Diluted Earnings Per Share offers a more conservative view of a company’s profitability by considering the potential conversion of certain securities into common stock. This calculation anticipates the impact of all potential common shares that could be issued if various convertible instruments were exercised.
Potentially dilutive securities include stock options and warrants, which grant holders the right to purchase shares at a set price. Convertible bonds, which can be converted into common shares, and convertible preferred stock, which can be exchanged for common shares, also fall into this category.
The calculation of Diluted EPS adjusts both the numerator (earnings) and the denominator (shares outstanding) of the Basic EPS formula. For stock options and warrants, the “treasury stock method” assumes that proceeds from their exercise are used to repurchase shares at the average market price. If the exercise price is lower than the average market price, the options are dilutive, increasing the share count. For convertible bonds and convertible preferred stock, the “if-converted method” is used, assuming these securities are converted at the beginning of the period or at the date of issuance, if later. This method adds back any associated interest expense (net of tax) or preferred dividends to net income, while increasing the number of common shares.
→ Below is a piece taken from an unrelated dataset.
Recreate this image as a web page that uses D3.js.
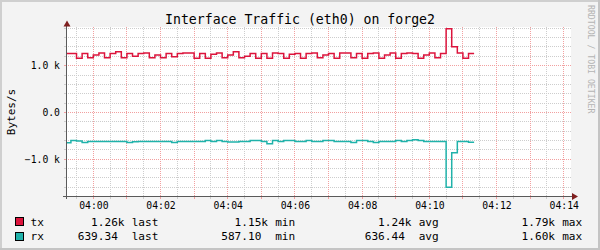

Consider Beta Corp., which reported a net income of $1,000,000 with 500,000 weighted average common shares outstanding, resulting in a Basic EPS of $2.00. Beta Corp. also has 100,000 stock options outstanding with an exercise price of $10 per share, and the average market price during the period was $15 per share. Under the treasury stock method, the exercise of options would generate $1,000,000 ($10 100,000 options) in proceeds. These proceeds could repurchase 66,667 shares ($1,000,000 / $15). The net increase in shares from these options is 33,333 shares (100,000 exercised – 66,667 repurchased).
Additionally, Beta Corp. has $1,000,000 in convertible bonds with a 5% interest rate, convertible into 50,000 common shares. Assuming a 25% tax rate, the after-tax interest expense is $37,500 ($50,000 interest (1 – 0.25)). Under the if-converted method, this $37,500 is added back to net income, and 50,000 shares are added to the denominator. Therefore, the diluted net income becomes $1,037,500 ($1,000,000 + $37,500), and the diluted shares outstanding become 583,333 shares (500,000 basic + 33,333 options + 50,000 convertible bonds). Beta Corp.’s Diluted EPS would be $1,037,500 / 583,333 shares, which equals $1.78.
One effective way to use EPS is through trend analysis, examining its performance over several reporting periods, such as quarter-over-quarter or year-over-year. A consistent upward trend in EPS signals that a company’s profitability is growing. Conversely, a declining trend could suggest challenges in generating profits or an increasing number of shares diluting existing earnings.
EPS can also facilitate comparisons between different companies within the same industry. While comparing EPS directly between companies of different sizes or across varied industries can be misleading, it offers valuable insights when evaluating peers. For instance, if two companies in the same sector have similar revenues, but one consistently reports higher EPS, it might indicate more efficient operations or better cost control.
Despite its utility, EPS should not be used in isolation for investment decisions. A comprehensive financial analysis requires considering EPS alongside other financial indicators, such as revenue growth, cash flow from operations, and debt levels. For example, a company might show high EPS due to one-time gains, rather than sustainable operational profitability. Understanding the underlying drivers of EPS changes, including share repurchases or new share issuances, provides a more complete picture of a company’s financial health.